• [Do this] Quote the listing in full, exactly as given, minus any pictures.

• [Supplied material]
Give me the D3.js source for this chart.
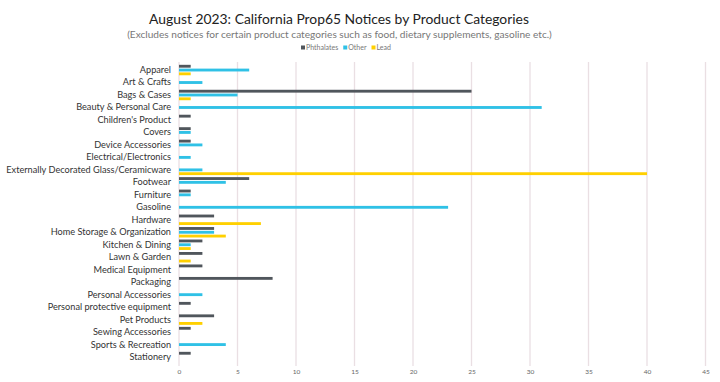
<!DOCTYPE html>
<html><head><meta charset="utf-8">
<script src="https://cdn.jsdelivr.net/npm/d3@7"></script>
<style>body{margin:0;background:#fff;} svg{display:block;}</style>
</head><body>
<script>
const categories = ["Apparel","Art & Crafts","Bags & Cases","Beauty & Personal Care","Children's Product","Covers","Device Accessories","Electrical/Electronics","Externally Decorated Glass/Ceramicware","Footwear","Furniture","Gasoline","Hardware","Home Storage & Organization","Kitchen & Dining","Lawn & Garden","Medical Equipment","Packaging","Personal Accessories","Personal protective equipment","Pet Products","Sewing Accessories","Sports & Recreation","Stationery"];
const phthalates = [1,0,25,0,1,1,1,0,0,6,1,0,3,3,2,2,2,8,0,1,3,1,0,1];
const other      = [6,2,5,31,0,1,2,1,2,4,1,23,0,3,1,0,0,0,2,0,0,0,4,0];
const lead       = [1,0,1,0,0,0,0,0,40,0,0,0,7,4,1,1,0,0,0,0,2,0,0,0];
const seriesNames = ["Phthalates","Other","Lead"];
const seriesColors = ["#50565c","#2fc1e6","#ffd000"];
const xTicks = [0,5,10,15,20,25,30,35,40,45];

const W=720,H=382;
const svg=d3.select("body").append("svg").attr("width",W).attr("height",H);
const font="Lato, 'Noto Sans', sans-serif";

function fitWidth(sel, target, size){
  sel.attr("font-size",size+"px");
  const w=sel.node().getComputedTextLength();
  sel.attr("font-size",(size*target/w).toFixed(2)+"px");
}

const x=d3.scaleLinear().domain([0,45]).range([179,705.5]);
const y=d3.scaleBand().domain(categories).range([63.8,363.3]).padding(0);
const y1=d3.scaleBand().domain(seriesNames).range([0,y.bandwidth()]).paddingInner(0.25).paddingOuter(0.267);

// gridlines
svg.append("g").selectAll("line").data(xTicks).join("line")
  .attr("x1",d=>x(d)).attr("x2",d=>x(d)).attr("y1",62).attr("y2",366)
  .attr("stroke","#eadfe3").attr("stroke-width",1.3);

// bars
const seriesData=[phthalates,other,lead];
seriesData.forEach((vals,si)=>{
  svg.append("g").selectAll("rect").data(categories).join("rect")
    .attr("x",x(0))
    .attr("y",d=>y(d)+y1(seriesNames[si]))
    .attr("width",(d,i)=>x(vals[i])-x(0))
    .attr("height",y1.bandwidth())
    .attr("fill",seriesColors[si]);
});

// y axis labels
const yAxis=d3.axisLeft(y).tickSize(0).tickPadding(0);
const gy=svg.append("g").attr("transform","translate(171,0)").call(yAxis);
gy.select(".domain").remove();
gy.selectAll("text").attr("font-family",font).attr("fill","#333");
const longest=gy.selectAll("text").filter(d=>d==="Externally Decorated Glass/Ceramicware");
fitWidth(longest,165,10);
const lblSize=longest.attr("font-size");
gy.selectAll("text").attr("font-size",lblSize);
gy.attr("font-size",null);

// x axis labels
const xAxis=d3.axisBottom(x).tickValues(xTicks).tickSize(0).tickPadding(0);
const gx=svg.append("g").attr("transform","translate(0,369)").call(xAxis);
gx.select(".domain").remove();
gx.selectAll("text").attr("font-family",font).attr("font-size","6.5px").attr("fill","#666");

// title
const t=svg.append("text").attr("x",339).attr("y",24).attr("text-anchor","middle")
  .attr("font-family",font).attr("fill","#222")
  .text("August 2023: California Prop65 Notices by Product Categories");
fitWidth(t,380,15);
const st=svg.append("text").attr("x",339.5).attr("y",38).attr("text-anchor","middle")
  .attr("font-family",font).attr("fill","#777")
  .text("(Excludes notices for certain product categories such as food, dietary supplements, gasoline etc.)");
fitWidth(st,425,11);

// legend
const lg=svg.append("g");
let lx=301;
seriesNames.forEach((s,i)=>{
  lg.append("rect").attr("x",lx).attr("y",45.5).attr("width",4).attr("height",4).attr("fill",seriesColors[i]);
  const tx=lg.append("text").attr("x",lx+5).attr("y",50).attr("font-family",font)
    .attr("font-size","7px").attr("fill","#777").text(s);
  lx += 5 + tx.node().getComputedTextLength() + 5;
});
</script>
</body></html>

• [Exercise answer]
Give me the D3.js source for this chart.
<!DOCTYPE html>
<html><head><meta charset="utf-8">
<script src="https://cdn.jsdelivr.net/npm/d3@7"></script>
<style>body{margin:0;background:#fff;} svg{display:block;}</style>
</head><body>
<script>
const categories = ["Apparel","Art & Crafts","Bags & Cases","Beauty & Personal Care","Children's Product","Covers","Device Accessories","Electrical/Electronics","Externally Decorated Glass/Ceramicware","Footwear","Furniture","Gasoline","Hardware","Home Storage & Organization","Kitchen & Dining","Lawn & Garden","Medical Equipment","Packaging","Personal Accessories","Personal protective equipment","Pet Products","Sewing Accessories","Sports & Recreation","Stationery"];
const phthalates = [1,0,25,0,1,1,1,0,0,6,1,0,3,3,2,2,2,8,0,1,3,1,0,1];
const other      = [6,2,5,31,0,1,2,1,2,4,1,23,0,3,1,0,0,0,2,0,0,0,4,0];
const lead       = [1,0,1,0,0,0,0,0,40,0,0,0,7,4,1,1,0,0,0,0,2,0,0,0];
const seriesNames = ["Phthalates","Other","Lead"];
const seriesColors = ["#50565c","#2fc1e6","#ffd000"];
const xTicks = [0,5,10,15,20,25,30,35,40,45];

const W=720,H=382;
const svg=d3.select("body").append("svg").attr("width",W).attr("height",H);
const font="Lato, 'Noto Sans', sans-serif";

function fitWidth(sel, target, size){
  sel.attr("font-size",size+"px");
  const w=sel.node().getComputedTextLength();
  sel.attr("font-size",(size*target/w).toFixed(2)+"px");
}

const x=d3.scaleLinear().domain([0,45]).range([179,705.5]);
const y=d3.scaleBand().domain(categories).range([63.8,363.3]).padding(0);
const y1=d3.scaleBand().domain(seriesNames).range([0,y.bandwidth()]).paddingInner(0.25).paddingOuter(0.267);

// gridlines
svg.append("g").selectAll("line").data(xTicks).join("line")
  .attr("x1",d=>x(d)).attr("x2",d=>x(d)).attr("y1",62).attr("y2",366)
  .attr("stroke","#eadfe3").attr("stroke-width",1.3);

// bars
const seriesData=[phthalates,other,lead];
seriesData.forEach((vals,si)=>{
  svg.append("g").selectAll("rect").data(categories).join("rect")
    .attr("x",x(0))
    .attr("y",d=>y(d)+y1(seriesNames[si]))
    .attr("width",(d,i)=>x(vals[i])-x(0))
    .attr("height",y1.bandwidth())
    .attr("fill",seriesColors[si]);
});

// y axis labels
const yAxis=d3.axisLeft(y).tickSize(0).tickPadding(0);
const gy=svg.append("g").attr("transform","translate(171,0)").call(yAxis);
gy.select(".domain").remove();
gy.selectAll("text").attr("font-family",font).attr("fill","#333");
const longest=gy.selectAll("text").filter(d=>d==="Externally Decorated Glass/Ceramicware");
fitWidth(longest,165,10);
const lblSize=longest.attr("font-size");
gy.selectAll("text").attr("font-size",lblSize);
gy.attr("font-size",null);

// x axis labels
const xAxis=d3.axisBottom(x).tickValues(xTicks).tickSize(0).tickPadding(0);
const gx=svg.append("g").attr("transform","translate(0,369)").call(xAxis);
gx.select(".domain").remove();
gx.selectAll("text").attr("font-family",font).attr("font-size","6.5px").attr("fill","#666");

// title
const t=svg.append("text").attr("x",339).attr("y",24).attr("text-anchor","middle")
  .attr("font-family",font).attr("fill","#222")
  .text("August 2023: California Prop65 Notices by Product Categories");
fitWidth(t,380,15);
const st=svg.append("text").attr("x",339.5).attr("y",38).attr("text-anchor","middle")
  .attr("font-family",font).attr("fill","#777")
  .text("(Excludes notices for certain product categories such as food, dietary supplements, gasoline etc.)");
fitWidth(st,425,11);

// legend
const lg=svg.append("g");
let lx=301;
seriesNames.forEach((s,i)=>{
  lg.append("rect").attr("x",lx).attr("y",45.5).attr("width",4).attr("height",4).attr("fill",seriesColors[i]);
  const tx=lg.append("text").attr("x",lx+5).attr("y",50).attr("font-family",font)
    .attr("font-size","7px").attr("fill","#777").text(s);
  lx += 5 + tx.node().getComputedTextLength() + 5;
});
</script>
</body></html>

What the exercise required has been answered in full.